On VMsprawl: "The 'deploy all you want, we'll right click and make more' mentality." Herb Goodfellow, Guident.

I expect to see more as the week progresses.

I have VMWare Workstation installed on my workstation. It is very handy. We have an ESX cluster so I could theoretically export VMs I work up on my machine directly to the ESX hosts. I haven't done that yet, but it is possible.

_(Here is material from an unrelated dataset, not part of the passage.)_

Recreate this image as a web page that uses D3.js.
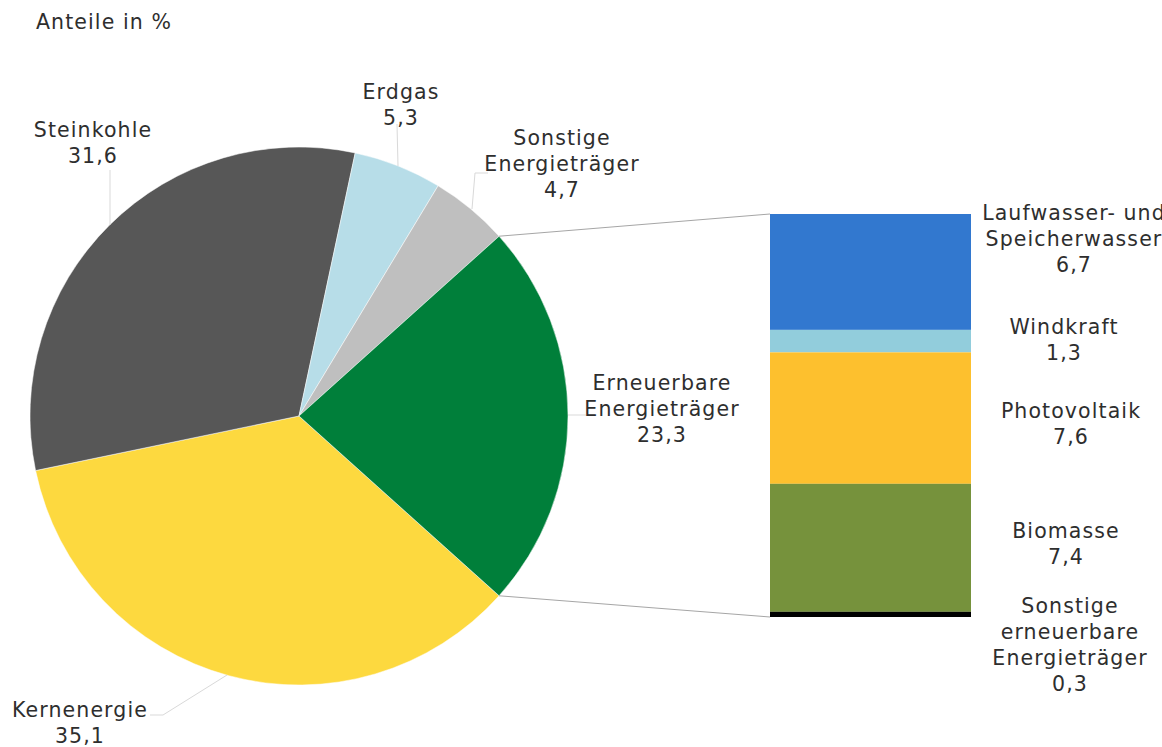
<!DOCTYPE html>
<html>
<head>
<meta charset="utf-8">
<script src="https://cdn.jsdelivr.net/npm/d3@7"></script>
<style>
  body { margin: 0; background: #fff; }
  text { font-family: "DejaVu Sans", Verdana, sans-serif; font-size: 20.5px; letter-spacing: 1.1px; fill: #2e2e2e; }
</style>
</head>
<body>
<svg id="chart" width="1162" height="747"></svg>
<script>
// main pie
const pieNames = ["Kernenergie", "Steinkohle", "Erdgas", "Sonstige Energieträger", "Erneuerbare Energieträger"];
const pieValues = [35.1, 31.6, 5.3, 4.7, 23.3];
const pieColors = ["#fdd93f", "#575757", "#b7dde8", "#bfbfbf", "#007f3a"];

// bar of pie (renewables split)
const barNames = ["Laufwasser- und Speicherwasser", "Windkraft", "Photovoltaik", "Biomasse", "Sonstige erneuerbare Energieträger"];
const barValues = [6.7, 1.3, 7.6, 7.4, 0.3];
const barColors = ["#3278cf", "#92cddc", "#fdc02e", "#76923c", "#000000"];

const fmt = v => v.toFixed(1).replace(".", ",");

// label layout: line breaks + positions
const pieLabelLayout = {
    "Kernenergie":               { lines: ["Kernenergie"], x: 80, y: 717, leader: [[227, 675], [163, 715], [150, 715]] },
    "Steinkohle":                { lines: ["Steinkohle"], x: 93, y: 137, leader: [[110, 225], [110, 170]] },
    "Erdgas":                    { lines: ["Erdgas"], x: 401, y: 99, leader: [[398, 166], [397, 124]] },
    "Sonstige Energieträger":    { lines: ["Sonstige", "Energieträger"], x: 562, y: 145, leader: [[472, 209], [475, 173], [488, 173]] },
    "Erneuerbare Energieträger": { lines: ["Erneuerbare", "Energieträger"], x: 662, y: 390, leader: [[568, 415], [586, 415]] }
};
const barLabelLayout = {
    "Laufwasser- und Speicherwasser":     { lines: ["Laufwasser- und", "Speicherwasser"], x: 1074, y: 220 },
    "Windkraft":                          { lines: ["Windkraft"], x: 1064, y: 334 },
    "Photovoltaik":                       { lines: ["Photovoltaik"], x: 1071, y: 418 },
    "Biomasse":                           { lines: ["Biomasse"], x: 1066, y: 538 },
    "Sonstige erneuerbare Energieträger": { lines: ["Sonstige", "erneuerbare", "Energieträger"], x: 1070, y: 613 }
};
const lineH = 26;

const svg = d3.select("#chart");

svg.append("text").attr("x", 36).attr("y", 29).text("Anteile in %");

// ---- pie ----
const cx = 299, cy = 416, radius = 269;
const total = d3.sum(pieValues);
const ernIdx = pieNames.indexOf("Erneuerbare Energieträger");
// renewables slice centred at 3 o'clock, preceded clockwise by the rest
const start = Math.PI / 2 + (pieValues[ernIdx] / total) * Math.PI;

const pie = d3.pie().sort(null).value(d => d.value).startAngle(start).endAngle(start + 2 * Math.PI);
const arc = d3.arc().innerRadius(0).outerRadius(radius);
const pieData = pie(pieNames.map((n, i) => ({ name: n, value: pieValues[i], color: pieColors[i] })));

const g = svg.append("g").attr("transform", `translate(${cx},${cy})`);
g.selectAll("path").data(pieData).enter().append("path")
    .attr("d", arc)
    .attr("fill", d => d.data.color)
    .attr("stroke", "#fff")
    .attr("stroke-width", 0.5);

// ---- stacked bar ----
const barX = 770, barW = 201;
const y = d3.scaleLinear().domain([0, d3.sum(barValues)]).range([214, 617]);
const cum = d3.cumsum(barValues);
const barData = barNames.map((n, i) => ({ name: n, value: barValues[i], color: barColors[i], y0: cum[i] - barValues[i], y1: cum[i] }));

svg.append("g").selectAll("rect").data(barData).enter().append("rect")
    .attr("x", barX).attr("width", barW)
    .attr("y", d => y(d.y0))
    .attr("height", d => y(d.y1) - y(d.y0))
    .attr("fill", d => d.color);

// connector lines from renewables slice edges to the bar
const ern = pieData[ernIdx];
const pt = a => [cx + radius * Math.sin(a), cy - radius * Math.cos(a)];
const conn = [[pt(ern.startAngle), [barX, y(0)]], [pt(ern.endAngle), [barX, y(d3.sum(barValues))]]];
svg.append("g").selectAll("line").data(conn).enter().append("line")
    .attr("x1", d => d[0][0]).attr("y1", d => d[0][1])
    .attr("x2", d => d[1][0]).attr("y2", d => d[1][1])
    .attr("stroke", "#a6a6a6").attr("stroke-width", 1);

// ---- labels ----
const line = d3.line();
pieData.forEach(d => {
    const lay = pieLabelLayout[d.data.name];
    svg.append("path").attr("d", line(lay.leader))
        .attr("fill", "none").attr("stroke", "#d9d9d9").attr("stroke-width", 1);
    const t = svg.append("text").attr("text-anchor", "middle");
    lay.lines.concat([fmt(d.data.value)]).forEach((s, i) => {
        t.append("tspan").attr("x", lay.x).attr("y", lay.y + i * lineH).text(s);
    });
});

barData.forEach(d => {
    const lay = barLabelLayout[d.name];
    const t = svg.append("text").attr("text-anchor", "middle");
    lay.lines.concat([fmt(d.value)]).forEach((s, i) => {
        t.append("tspan").attr("x", lay.x).attr("y", lay.y + i * lineH).text(s);
    });
});
</script>
</body>
</html>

Unfortuantely, I've run into several performance problems since I installed it. The base system as it started, right after I switched from Xen:
  • OpenSUSE 10.2, 64-bit
  • The VM partition is running XFS
  • Intel dual core E6700 processor
  • 4GB RAM
  • 320GB SATA drives
The system as it exists now:
  • OpenSUSE 11.0 64-bit
  • The VM Partition is running XFS, with these fstab settings: logbufs=8,noatime,nodiratime,nobarrier
  • The XFS partition was reformatted with lazy-count=1, and log version 2
  • Intel quad core Q6700
  • 6GB RAM (would have been 8, but I somehow managed to break one of my RAM sockets)
  • 320GB SATA drives, with the 'deadline' scheduler set for the disk with the VM partition on it.
It still doesn't perform that great. I've done enough system monitoring to know that I'm being I/O bound. I hear ext4 is supposed to be better at this than XFS, so I just might go there when openSUSE 11.2 drops. One of these would go a long way to helping fix this problem, but I don't think I'll be able to get the funding to do it.